— begin —
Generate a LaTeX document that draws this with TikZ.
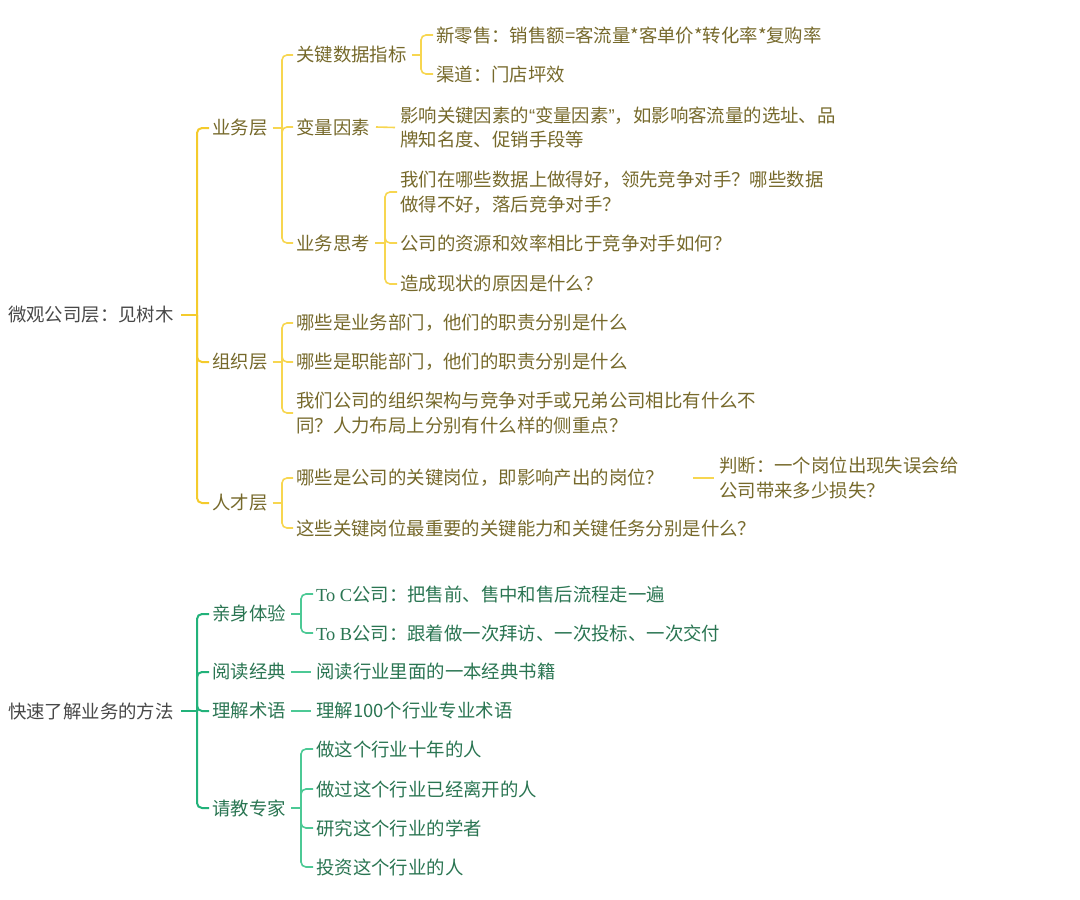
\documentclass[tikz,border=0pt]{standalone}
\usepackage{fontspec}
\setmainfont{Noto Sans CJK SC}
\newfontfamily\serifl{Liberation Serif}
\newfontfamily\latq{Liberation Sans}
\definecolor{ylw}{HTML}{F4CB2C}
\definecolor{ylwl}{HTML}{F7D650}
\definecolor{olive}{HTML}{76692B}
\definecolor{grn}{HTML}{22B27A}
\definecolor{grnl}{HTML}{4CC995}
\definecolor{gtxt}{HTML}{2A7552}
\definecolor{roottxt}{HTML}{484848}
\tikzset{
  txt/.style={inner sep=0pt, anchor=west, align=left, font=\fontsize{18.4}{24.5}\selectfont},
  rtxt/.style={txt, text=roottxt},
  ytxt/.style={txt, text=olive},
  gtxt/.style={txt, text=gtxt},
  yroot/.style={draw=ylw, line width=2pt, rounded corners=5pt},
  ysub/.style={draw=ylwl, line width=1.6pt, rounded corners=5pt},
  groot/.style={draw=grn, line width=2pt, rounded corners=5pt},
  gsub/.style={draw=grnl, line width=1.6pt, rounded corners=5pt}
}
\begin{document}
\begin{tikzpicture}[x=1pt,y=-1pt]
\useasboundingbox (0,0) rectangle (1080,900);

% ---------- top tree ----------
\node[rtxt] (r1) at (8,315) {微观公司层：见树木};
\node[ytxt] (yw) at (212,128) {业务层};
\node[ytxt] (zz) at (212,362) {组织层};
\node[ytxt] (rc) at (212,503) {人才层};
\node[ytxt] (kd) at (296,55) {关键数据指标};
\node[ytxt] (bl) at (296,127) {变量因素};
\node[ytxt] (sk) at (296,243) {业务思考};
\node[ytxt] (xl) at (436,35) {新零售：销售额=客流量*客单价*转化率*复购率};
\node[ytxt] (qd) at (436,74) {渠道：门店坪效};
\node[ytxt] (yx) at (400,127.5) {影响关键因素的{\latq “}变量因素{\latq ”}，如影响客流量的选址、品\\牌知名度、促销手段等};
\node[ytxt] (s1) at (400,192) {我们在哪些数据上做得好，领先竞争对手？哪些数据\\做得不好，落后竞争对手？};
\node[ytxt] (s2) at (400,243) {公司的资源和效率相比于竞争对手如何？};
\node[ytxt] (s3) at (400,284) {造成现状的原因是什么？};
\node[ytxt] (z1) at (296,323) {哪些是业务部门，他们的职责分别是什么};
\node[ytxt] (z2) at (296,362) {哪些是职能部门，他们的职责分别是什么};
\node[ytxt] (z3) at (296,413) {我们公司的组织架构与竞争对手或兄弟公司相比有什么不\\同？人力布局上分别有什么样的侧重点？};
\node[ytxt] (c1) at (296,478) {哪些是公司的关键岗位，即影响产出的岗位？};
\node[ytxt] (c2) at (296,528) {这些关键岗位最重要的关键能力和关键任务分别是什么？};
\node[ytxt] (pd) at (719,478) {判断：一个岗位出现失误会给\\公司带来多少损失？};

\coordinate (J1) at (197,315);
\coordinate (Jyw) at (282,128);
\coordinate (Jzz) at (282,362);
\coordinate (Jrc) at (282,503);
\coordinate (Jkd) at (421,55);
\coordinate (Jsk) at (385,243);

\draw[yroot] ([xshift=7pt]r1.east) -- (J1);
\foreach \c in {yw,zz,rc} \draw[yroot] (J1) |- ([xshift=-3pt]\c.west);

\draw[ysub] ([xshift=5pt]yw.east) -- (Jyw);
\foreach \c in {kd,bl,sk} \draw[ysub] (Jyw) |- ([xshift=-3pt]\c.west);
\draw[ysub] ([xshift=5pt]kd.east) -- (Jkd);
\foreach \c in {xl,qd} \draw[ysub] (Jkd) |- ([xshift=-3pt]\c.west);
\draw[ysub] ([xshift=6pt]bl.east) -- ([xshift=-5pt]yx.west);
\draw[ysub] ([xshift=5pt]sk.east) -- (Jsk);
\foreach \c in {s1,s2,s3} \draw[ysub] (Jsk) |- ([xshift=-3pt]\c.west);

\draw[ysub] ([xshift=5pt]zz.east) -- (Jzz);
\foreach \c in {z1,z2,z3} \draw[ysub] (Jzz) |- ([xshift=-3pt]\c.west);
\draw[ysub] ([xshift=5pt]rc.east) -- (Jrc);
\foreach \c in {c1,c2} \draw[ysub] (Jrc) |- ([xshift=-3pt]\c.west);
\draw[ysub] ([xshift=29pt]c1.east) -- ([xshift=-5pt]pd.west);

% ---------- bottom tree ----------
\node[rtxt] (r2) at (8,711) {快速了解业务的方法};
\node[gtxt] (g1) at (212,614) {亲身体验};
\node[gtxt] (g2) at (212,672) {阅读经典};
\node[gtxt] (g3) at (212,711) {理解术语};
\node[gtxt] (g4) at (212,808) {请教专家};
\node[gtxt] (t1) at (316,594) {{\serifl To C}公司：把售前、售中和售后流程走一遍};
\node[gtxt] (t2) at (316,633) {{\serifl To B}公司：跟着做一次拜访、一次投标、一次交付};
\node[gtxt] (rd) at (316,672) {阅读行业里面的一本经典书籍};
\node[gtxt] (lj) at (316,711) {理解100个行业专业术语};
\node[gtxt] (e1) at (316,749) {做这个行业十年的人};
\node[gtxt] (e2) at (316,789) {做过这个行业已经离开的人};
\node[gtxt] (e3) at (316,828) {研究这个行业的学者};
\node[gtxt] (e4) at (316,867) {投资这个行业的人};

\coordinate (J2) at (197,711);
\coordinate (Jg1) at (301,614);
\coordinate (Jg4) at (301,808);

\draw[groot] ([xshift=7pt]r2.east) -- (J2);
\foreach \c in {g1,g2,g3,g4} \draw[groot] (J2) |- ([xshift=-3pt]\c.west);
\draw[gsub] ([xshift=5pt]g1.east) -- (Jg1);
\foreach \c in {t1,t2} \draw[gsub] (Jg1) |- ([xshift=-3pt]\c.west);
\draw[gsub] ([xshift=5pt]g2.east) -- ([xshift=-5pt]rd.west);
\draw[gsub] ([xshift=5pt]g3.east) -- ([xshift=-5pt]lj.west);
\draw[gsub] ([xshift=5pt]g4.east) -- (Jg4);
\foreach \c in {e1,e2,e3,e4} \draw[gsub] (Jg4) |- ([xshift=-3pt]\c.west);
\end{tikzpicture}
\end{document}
— end —
* **What the exercise asks**
Skip every picture and transcribe the data above exactly.

* **Output for this task**
Generate a LaTeX document that draws this with TikZ.
\documentclass[tikz,border=0pt]{standalone}
\usepackage{fontspec}
\setmainfont{Noto Sans CJK SC}
\newfontfamily\serifl{Liberation Serif}
\newfontfamily\latq{Liberation Sans}
\definecolor{ylw}{HTML}{F4CB2C}
\definecolor{ylwl}{HTML}{F7D650}
\definecolor{olive}{HTML}{76692B}
\definecolor{grn}{HTML}{22B27A}
\definecolor{grnl}{HTML}{4CC995}
\definecolor{gtxt}{HTML}{2A7552}
\definecolor{roottxt}{HTML}{484848}
\tikzset{
  txt/.style={inner sep=0pt, anchor=west, align=left, font=\fontsize{18.4}{24.5}\selectfont},
  rtxt/.style={txt, text=roottxt},
  ytxt/.style={txt, text=olive},
  gtxt/.style={txt, text=gtxt},
  yroot/.style={draw=ylw, line width=2pt, rounded corners=5pt},
  ysub/.style={draw=ylwl, line width=1.6pt, rounded corners=5pt},
  groot/.style={draw=grn, line width=2pt, rounded corners=5pt},
  gsub/.style={draw=grnl, line width=1.6pt, rounded corners=5pt}
}
\begin{document}
\begin{tikzpicture}[x=1pt,y=-1pt]
\useasboundingbox (0,0) rectangle (1080,900);

% ---------- top tree ----------
\node[rtxt] (r1) at (8,315) {微观公司层：见树木};
\node[ytxt] (yw) at (212,128) {业务层};
\node[ytxt] (zz) at (212,362) {组织层};
\node[ytxt] (rc) at (212,503) {人才层};
\node[ytxt] (kd) at (296,55) {关键数据指标};
\node[ytxt] (bl) at (296,127) {变量因素};
\node[ytxt] (sk) at (296,243) {业务思考};
\node[ytxt] (xl) at (436,35) {新零售：销售额=客流量*客单价*转化率*复购率};
\node[ytxt] (qd) at (436,74) {渠道：门店坪效};
\node[ytxt] (yx) at (400,127.5) {影响关键因素的{\latq “}变量因素{\latq ”}，如影响客流量的选址、品\\牌知名度、促销手段等};
\node[ytxt] (s1) at (400,192) {我们在哪些数据上做得好，领先竞争对手？哪些数据\\做得不好，落后竞争对手？};
\node[ytxt] (s2) at (400,243) {公司的资源和效率相比于竞争对手如何？};
\node[ytxt] (s3) at (400,284) {造成现状的原因是什么？};
\node[ytxt] (z1) at (296,323) {哪些是业务部门，他们的职责分别是什么};
\node[ytxt] (z2) at (296,362) {哪些是职能部门，他们的职责分别是什么};
\node[ytxt] (z3) at (296,413) {我们公司的组织架构与竞争对手或兄弟公司相比有什么不\\同？人力布局上分别有什么样的侧重点？};
\node[ytxt] (c1) at (296,478) {哪些是公司的关键岗位，即影响产出的岗位？};
\node[ytxt] (c2) at (296,528) {这些关键岗位最重要的关键能力和关键任务分别是什么？};
\node[ytxt] (pd) at (719,478) {判断：一个岗位出现失误会给\\公司带来多少损失？};

\coordinate (J1) at (197,315);
\coordinate (Jyw) at (282,128);
\coordinate (Jzz) at (282,362);
\coordinate (Jrc) at (282,503);
\coordinate (Jkd) at (421,55);
\coordinate (Jsk) at (385,243);

\draw[yroot] ([xshift=7pt]r1.east) -- (J1);
\foreach \c in {yw,zz,rc} \draw[yroot] (J1) |- ([xshift=-3pt]\c.west);

\draw[ysub] ([xshift=5pt]yw.east) -- (Jyw);
\foreach \c in {kd,bl,sk} \draw[ysub] (Jyw) |- ([xshift=-3pt]\c.west);
\draw[ysub] ([xshift=5pt]kd.east) -- (Jkd);
\foreach \c in {xl,qd} \draw[ysub] (Jkd) |- ([xshift=-3pt]\c.west);
\draw[ysub] ([xshift=6pt]bl.east) -- ([xshift=-5pt]yx.west);
\draw[ysub] ([xshift=5pt]sk.east) -- (Jsk);
\foreach \c in {s1,s2,s3} \draw[ysub] (Jsk) |- ([xshift=-3pt]\c.west);

\draw[ysub] ([xshift=5pt]zz.east) -- (Jzz);
\foreach \c in {z1,z2,z3} \draw[ysub] (Jzz) |- ([xshift=-3pt]\c.west);
\draw[ysub] ([xshift=5pt]rc.east) -- (Jrc);
\foreach \c in {c1,c2} \draw[ysub] (Jrc) |- ([xshift=-3pt]\c.west);
\draw[ysub] ([xshift=29pt]c1.east) -- ([xshift=-5pt]pd.west);

% ---------- bottom tree ----------
\node[rtxt] (r2) at (8,711) {快速了解业务的方法};
\node[gtxt] (g1) at (212,614) {亲身体验};
\node[gtxt] (g2) at (212,672) {阅读经典};
\node[gtxt] (g3) at (212,711) {理解术语};
\node[gtxt] (g4) at (212,808) {请教专家};
\node[gtxt] (t1) at (316,594) {{\serifl To C}公司：把售前、售中和售后流程走一遍};
\node[gtxt] (t2) at (316,633) {{\serifl To B}公司：跟着做一次拜访、一次投标、一次交付};
\node[gtxt] (rd) at (316,672) {阅读行业里面的一本经典书籍};
\node[gtxt] (lj) at (316,711) {理解100个行业专业术语};
\node[gtxt] (e1) at (316,749) {做这个行业十年的人};
\node[gtxt] (e2) at (316,789) {做过这个行业已经离开的人};
\node[gtxt] (e3) at (316,828) {研究这个行业的学者};
\node[gtxt] (e4) at (316,867) {投资这个行业的人};

\coordinate (J2) at (197,711);
\coordinate (Jg1) at (301,614);
\coordinate (Jg4) at (301,808);

\draw[groot] ([xshift=7pt]r2.east) -- (J2);
\foreach \c in {g1,g2,g3,g4} \draw[groot] (J2) |- ([xshift=-3pt]\c.west);
\draw[gsub] ([xshift=5pt]g1.east) -- (Jg1);
\foreach \c in {t1,t2} \draw[gsub] (Jg1) |- ([xshift=-3pt]\c.west);
\draw[gsub] ([xshift=5pt]g2.east) -- ([xshift=-5pt]rd.west);
\draw[gsub] ([xshift=5pt]g3.east) -- ([xshift=-5pt]lj.west);
\draw[gsub] ([xshift=5pt]g4.east) -- (Jg4);
\foreach \c in {e1,e2,e3,e4} \draw[gsub] (Jg4) |- ([xshift=-3pt]\c.west);
\end{tikzpicture}
\end{document}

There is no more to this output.